All the data must come back unchanged, except that pictures are left out.

########################################

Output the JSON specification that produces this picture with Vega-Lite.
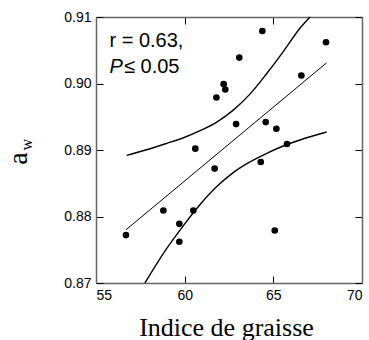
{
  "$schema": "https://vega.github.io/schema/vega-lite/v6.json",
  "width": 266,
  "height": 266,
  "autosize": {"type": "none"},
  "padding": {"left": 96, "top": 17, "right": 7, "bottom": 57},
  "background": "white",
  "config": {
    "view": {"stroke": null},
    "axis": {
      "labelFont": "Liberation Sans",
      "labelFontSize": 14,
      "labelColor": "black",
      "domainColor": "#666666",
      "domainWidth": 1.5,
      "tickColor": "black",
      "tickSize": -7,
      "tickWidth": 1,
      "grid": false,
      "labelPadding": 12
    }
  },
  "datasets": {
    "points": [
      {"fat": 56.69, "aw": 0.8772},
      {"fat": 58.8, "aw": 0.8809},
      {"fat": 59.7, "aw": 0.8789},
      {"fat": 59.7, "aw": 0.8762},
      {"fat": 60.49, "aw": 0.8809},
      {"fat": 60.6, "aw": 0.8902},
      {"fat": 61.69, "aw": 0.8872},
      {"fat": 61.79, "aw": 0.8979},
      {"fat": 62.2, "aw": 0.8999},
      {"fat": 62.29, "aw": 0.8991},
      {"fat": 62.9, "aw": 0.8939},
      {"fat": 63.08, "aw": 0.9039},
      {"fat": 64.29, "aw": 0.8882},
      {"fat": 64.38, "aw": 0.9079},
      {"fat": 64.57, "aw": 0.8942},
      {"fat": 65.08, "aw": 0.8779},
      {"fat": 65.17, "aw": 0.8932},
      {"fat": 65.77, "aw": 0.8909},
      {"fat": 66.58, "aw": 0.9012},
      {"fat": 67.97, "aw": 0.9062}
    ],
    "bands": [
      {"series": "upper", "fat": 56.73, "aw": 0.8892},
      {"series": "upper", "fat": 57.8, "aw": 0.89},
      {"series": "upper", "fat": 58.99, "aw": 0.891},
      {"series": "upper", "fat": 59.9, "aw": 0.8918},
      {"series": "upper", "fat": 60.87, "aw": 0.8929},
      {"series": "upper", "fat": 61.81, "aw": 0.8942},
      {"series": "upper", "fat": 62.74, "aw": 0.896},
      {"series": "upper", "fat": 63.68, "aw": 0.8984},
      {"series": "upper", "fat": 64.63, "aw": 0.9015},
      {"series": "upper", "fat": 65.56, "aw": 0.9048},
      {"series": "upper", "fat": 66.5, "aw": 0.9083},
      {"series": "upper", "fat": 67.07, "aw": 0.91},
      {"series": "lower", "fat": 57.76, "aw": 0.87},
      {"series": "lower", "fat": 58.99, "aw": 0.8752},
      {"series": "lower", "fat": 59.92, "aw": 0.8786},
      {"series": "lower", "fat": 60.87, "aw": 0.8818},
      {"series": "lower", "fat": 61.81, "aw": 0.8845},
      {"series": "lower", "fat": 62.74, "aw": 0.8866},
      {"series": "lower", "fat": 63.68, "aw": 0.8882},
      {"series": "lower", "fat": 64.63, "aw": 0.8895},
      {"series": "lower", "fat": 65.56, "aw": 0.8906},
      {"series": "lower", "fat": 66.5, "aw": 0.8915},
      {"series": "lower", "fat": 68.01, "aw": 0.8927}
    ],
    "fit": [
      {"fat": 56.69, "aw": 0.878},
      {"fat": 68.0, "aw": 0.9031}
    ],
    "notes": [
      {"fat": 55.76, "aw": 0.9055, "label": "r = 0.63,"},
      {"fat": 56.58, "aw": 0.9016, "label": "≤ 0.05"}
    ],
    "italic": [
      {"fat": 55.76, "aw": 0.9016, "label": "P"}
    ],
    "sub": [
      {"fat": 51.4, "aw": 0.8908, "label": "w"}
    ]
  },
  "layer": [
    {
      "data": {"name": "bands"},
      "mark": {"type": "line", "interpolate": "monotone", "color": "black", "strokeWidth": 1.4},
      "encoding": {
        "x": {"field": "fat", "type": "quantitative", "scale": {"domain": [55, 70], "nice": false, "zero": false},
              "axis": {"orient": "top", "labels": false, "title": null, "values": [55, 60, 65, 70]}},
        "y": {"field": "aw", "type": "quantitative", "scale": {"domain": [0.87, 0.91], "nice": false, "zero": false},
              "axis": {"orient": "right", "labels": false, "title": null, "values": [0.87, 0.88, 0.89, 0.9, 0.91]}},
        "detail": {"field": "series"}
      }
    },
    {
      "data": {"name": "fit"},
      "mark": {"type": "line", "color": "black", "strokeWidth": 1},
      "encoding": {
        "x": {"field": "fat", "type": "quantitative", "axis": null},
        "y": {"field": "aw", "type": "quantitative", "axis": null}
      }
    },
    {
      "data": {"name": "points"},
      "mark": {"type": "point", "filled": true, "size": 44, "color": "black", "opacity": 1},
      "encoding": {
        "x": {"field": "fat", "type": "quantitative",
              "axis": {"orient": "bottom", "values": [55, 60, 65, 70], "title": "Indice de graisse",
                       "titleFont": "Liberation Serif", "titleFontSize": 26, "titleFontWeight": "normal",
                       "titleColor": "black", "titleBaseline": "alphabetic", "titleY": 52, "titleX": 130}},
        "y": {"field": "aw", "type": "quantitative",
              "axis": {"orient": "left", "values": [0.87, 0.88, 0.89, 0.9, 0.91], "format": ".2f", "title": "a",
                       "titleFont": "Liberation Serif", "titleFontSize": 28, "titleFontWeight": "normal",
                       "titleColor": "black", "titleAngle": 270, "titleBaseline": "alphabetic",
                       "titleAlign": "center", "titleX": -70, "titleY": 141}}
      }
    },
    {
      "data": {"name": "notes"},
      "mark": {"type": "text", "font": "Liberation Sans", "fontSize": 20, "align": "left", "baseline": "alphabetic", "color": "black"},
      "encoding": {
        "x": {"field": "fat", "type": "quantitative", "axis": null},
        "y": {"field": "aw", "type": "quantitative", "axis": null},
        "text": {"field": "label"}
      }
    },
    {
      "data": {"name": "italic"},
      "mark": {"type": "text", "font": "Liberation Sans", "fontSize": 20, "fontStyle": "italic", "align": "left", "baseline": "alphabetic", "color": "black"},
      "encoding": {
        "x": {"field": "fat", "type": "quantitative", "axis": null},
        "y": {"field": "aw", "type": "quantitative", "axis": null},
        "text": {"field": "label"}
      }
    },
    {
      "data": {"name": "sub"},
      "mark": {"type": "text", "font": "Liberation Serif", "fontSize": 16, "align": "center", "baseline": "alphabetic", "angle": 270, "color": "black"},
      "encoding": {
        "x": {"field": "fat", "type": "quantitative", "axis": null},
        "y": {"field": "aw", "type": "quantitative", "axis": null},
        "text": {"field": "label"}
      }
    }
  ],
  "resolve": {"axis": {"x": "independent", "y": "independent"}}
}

########################################

→ **Answer to this task**
Output the JSON specification that produces this picture with Vega-Lite.
{
  "$schema": "https://vega.github.io/schema/vega-lite/v6.json",
  "width": 266,
  "height": 266,
  "autosize": {"type": "none"},
  "padding": {"left": 96, "top": 17, "right": 7, "bottom": 57},
  "background": "white",
  "config": {
    "view": {"stroke": null},
    "axis": {
      "labelFont": "Liberation Sans",
      "labelFontSize": 14,
      "labelColor": "black",
      "domainColor": "#666666",
      "domainWidth": 1.5,
      "tickColor": "black",
      "tickSize": -7,
      "tickWidth": 1,
      "grid": false,
      "labelPadding": 12
    }
  },
  "datasets": {
    "points": [
      {"fat": 56.69, "aw": 0.8772},
      {"fat": 58.8, "aw": 0.8809},
      {"fat": 59.7, "aw": 0.8789},
      {"fat": 59.7, "aw": 0.8762},
      {"fat": 60.49, "aw": 0.8809},
      {"fat": 60.6, "aw": 0.8902},
      {"fat": 61.69, "aw": 0.8872},
      {"fat": 61.79, "aw": 0.8979},
      {"fat": 62.2, "aw": 0.8999},
      {"fat": 62.29, "aw": 0.8991},
      {"fat": 62.9, "aw": 0.8939},
      {"fat": 63.08, "aw": 0.9039},
      {"fat": 64.29, "aw": 0.8882},
      {"fat": 64.38, "aw": 0.9079},
      {"fat": 64.57, "aw": 0.8942},
      {"fat": 65.08, "aw": 0.8779},
      {"fat": 65.17, "aw": 0.8932},
      {"fat": 65.77, "aw": 0.8909},
      {"fat": 66.58, "aw": 0.9012},
      {"fat": 67.97, "aw": 0.9062}
    ],
    "bands": [
      {"series": "upper", "fat": 56.73, "aw": 0.8892},
      {"series": "upper", "fat": 57.8, "aw": 0.89},
      {"series": "upper", "fat": 58.99, "aw": 0.891},
      {"series": "upper", "fat": 59.9, "aw": 0.8918},
      {"series": "upper", "fat": 60.87, "aw": 0.8929},
      {"series": "upper", "fat": 61.81, "aw": 0.8942},
      {"series": "upper", "fat": 62.74, "aw": 0.896},
      {"series": "upper", "fat": 63.68, "aw": 0.8984},
      {"series": "upper", "fat": 64.63, "aw": 0.9015},
      {"series": "upper", "fat": 65.56, "aw": 0.9048},
      {"series": "upper", "fat": 66.5, "aw": 0.9083},
      {"series": "upper", "fat": 67.07, "aw": 0.91},
      {"series": "lower", "fat": 57.76, "aw": 0.87},
      {"series": "lower", "fat": 58.99, "aw": 0.8752},
      {"series": "lower", "fat": 59.92, "aw": 0.8786},
      {"series": "lower", "fat": 60.87, "aw": 0.8818},
      {"series": "lower", "fat": 61.81, "aw": 0.8845},
      {"series": "lower", "fat": 62.74, "aw": 0.8866},
      {"series": "lower", "fat": 63.68, "aw": 0.8882},
      {"series": "lower", "fat": 64.63, "aw": 0.8895},
      {"series": "lower", "fat": 65.56, "aw": 0.8906},
      {"series": "lower", "fat": 66.5, "aw": 0.8915},
      {"series": "lower", "fat": 68.01, "aw": 0.8927}
    ],
    "fit": [
      {"fat": 56.69, "aw": 0.878},
      {"fat": 68.0, "aw": 0.9031}
    ],
    "notes": [
      {"fat": 55.76, "aw": 0.9055, "label": "r = 0.63,"},
      {"fat": 56.58, "aw": 0.9016, "label": "≤ 0.05"}
    ],
    "italic": [
      {"fat": 55.76, "aw": 0.9016, "label": "P"}
    ],
    "sub": [
      {"fat": 51.4, "aw": 0.8908, "label": "w"}
    ]
  },
  "layer": [
    {
      "data": {"name": "bands"},
      "mark": {"type": "line", "interpolate": "monotone", "color": "black", "strokeWidth": 1.4},
      "encoding": {
        "x": {"field": "fat", "type": "quantitative", "scale": {"domain": [55, 70], "nice": false, "zero": false},
              "axis": {"orient": "top", "labels": false, "title": null, "values": [55, 60, 65, 70]}},
        "y": {"field": "aw", "type": "quantitative", "scale": {"domain": [0.87, 0.91], "nice": false, "zero": false},
              "axis": {"orient": "right", "labels": false, "title": null, "values": [0.87, 0.88, 0.89, 0.9, 0.91]}},
        "detail": {"field": "series"}
      }
    },
    {
      "data": {"name": "fit"},
      "mark": {"type": "line", "color": "black", "strokeWidth": 1},
      "encoding": {
        "x": {"field": "fat", "type": "quantitative", "axis": null},
        "y": {"field": "aw", "type": "quantitative", "axis": null}
      }
    },
    {
      "data": {"name": "points"},
      "mark": {"type": "point", "filled": true, "size": 44, "color": "black", "opacity": 1},
      "encoding": {
        "x": {"field": "fat", "type": "quantitative",
              "axis": {"orient": "bottom", "values": [55, 60, 65, 70], "title": "Indice de graisse",
                       "titleFont": "Liberation Serif", "titleFontSize": 26, "titleFontWeight": "normal",
                       "titleColor": "black", "titleBaseline": "alphabetic", "titleY": 52, "titleX": 130}},
        "y": {"field": "aw", "type": "quantitative",
              "axis": {"orient": "left", "values": [0.87, 0.88, 0.89, 0.9, 0.91], "format": ".2f", "title": "a",
                       "titleFont": "Liberation Serif", "titleFontSize": 28, "titleFontWeight": "normal",
                       "titleColor": "black", "titleAngle": 270, "titleBaseline": "alphabetic",
                       "titleAlign": "center", "titleX": -70, "titleY": 141}}
      }
    },
    {
      "data": {"name": "notes"},
      "mark": {"type": "text", "font": "Liberation Sans", "fontSize": 20, "align": "left", "baseline": "alphabetic", "color": "black"},
      "encoding": {
        "x": {"field": "fat", "type": "quantitative", "axis": null},
        "y": {"field": "aw", "type": "quantitative", "axis": null},
        "text": {"field": "label"}
      }
    },
    {
      "data": {"name": "italic"},
      "mark": {"type": "text", "font": "Liberation Sans", "fontSize": 20, "fontStyle": "italic", "align": "left", "baseline": "alphabetic", "color": "black"},
      "encoding": {
        "x": {"field": "fat", "type": "quantitative", "axis": null},
        "y": {"field": "aw", "type": "quantitative", "axis": null},
        "text": {"field": "label"}
      }
    },
    {
      "data": {"name": "sub"},
      "mark": {"type": "text", "font": "Liberation Serif", "fontSize": 16, "align": "center", "baseline": "alphabetic", "angle": 270, "color": "black"},
      "encoding": {
        "x": {"field": "fat", "type": "quantitative", "axis": null},
        "y": {"field": "aw", "type": "quantitative", "axis": null},
        "text": {"field": "label"}
      }
    }
  ],
  "resolve": {"axis": {"x": "independent", "y": "independent"}}
}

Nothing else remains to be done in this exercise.